AN eight-year-old girl with a rare genetic disorder said being shown around the pathology laboratories at Worthing Hospital was ‘just amazing’.
Francesca Evans-Jones, from Lancing, was diagnosed with Fanconi Anaemia in April 2014. Since then, Francesca has made numerous visits to the children’s Bluefin Ward and has given blood there more than 30 times.
But what happens to the blood samples once they are locked into a capsule and sucked up the pneumatic tube located on the ward? Francesca discovered the answer when she was invited on a special tour of the pathology department by staff at the hospital.
Francesca said: “It’s amazing. Before I came here I wanted to know about what they did with the blood and seeing all the machines and what they do is just really amazing.”
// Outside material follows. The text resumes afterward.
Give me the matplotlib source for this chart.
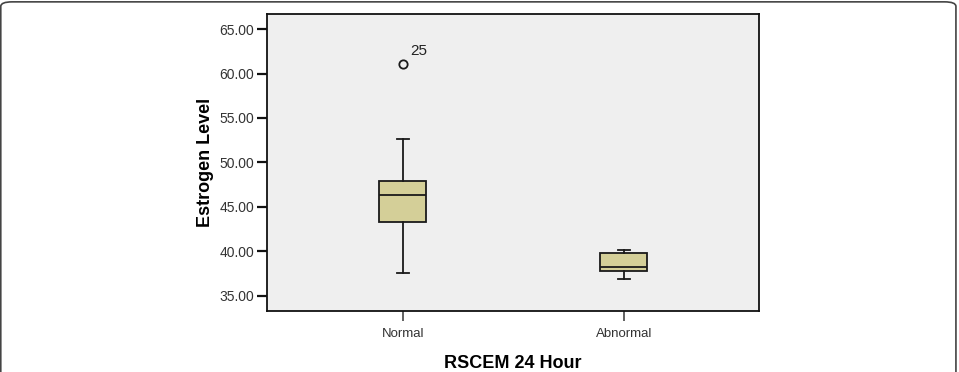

The pathology team at Worthing Hospital uses state-of-the-art equipment to process more than 4,000 blood samples a day.
Francesca and her mother, Julia Jones, 44, were shown around by chief biomedical scientist Malcolm Robinson, who leads a project called Harvey’s Gang.
Harvey Buster Baldwin had also had a tour of the hospital’s laboratories before losing a 20-month battle with leukaemia last October when he was just eight.
Following his death, biomedical scientists at Worthing Hospital paid tribute to the brave youngster by naming a brand-new blood grouping machine after him.
Harvey’s mum Claire Baldwin, from Sompting, had told how much the tour had meant to Harvey, which prompted the launch of Harvey’s Gang – a project dedicated to his memory.
When Francesca arrived for her tour, she was presented with a Harvey’s Gang gift bag, as well as a specially-made little white coat personalised with her own trainee scientist name badge.
Malcolm led the tour, which was shadowed by the chief executive of NHS Blood and Transfusion, Ian Trenholm, who was visiting the hospital to find out more about Harvey’s Gang with a view to help roll out the initiative nationwide.
Francesca visited the haematology, biochemistry and blood transfusion laboratories and finally discovered where the blood samples go when sucked up from the children’s ward.
“My favourite bit was the tube,” she said, after being given the opportunity to send some samples back through the computer-controlled pneumatic tube system. When you put the sample in, and type the number it goes straight away to other parts of the hospital. It’s just amazing.
“I’m going to tell my friends about all the bloods I’ve had done and all the machines here that process them.”
Francesca hopes to become a paediatric consultant when older and her mother Julia confirmed how much she had enjoyed the special tour.
She said: “She had a wonderful day, absolutely fantastic and really enjoyable.
“We’ve spent a lot of time as a patient, many weeks and weeks and weeks in hospital, but to see this side of it has been a real eye-opener, just fantastic.
“Now I know exactly where the blood goes after they take it and I am very happy that we are in very safe hands.”
Malcolm said it was a delight to meet Francesca, who he said asked some very informed and challenging questions as she was shown around the department.
“She was absolutely fantastic,” he said.
“She had a smile from ear to ear and asked question after question. It was a phenomenal day, and having the NHS Blood and Transplant chief executive Ian Trenholm down to see us, having a very interested young child and their mum on a tour was awesome.”
Mr Trenholm said: “The team at Worthing Hospital was fantastic and it just goes to show they really care about the patients at the hospital.
“My teams are working closely with the hospital here in Worthing to see if we can roll out this idea of Harvey’s Gang across the country, so that other people can also get the benefit of it.”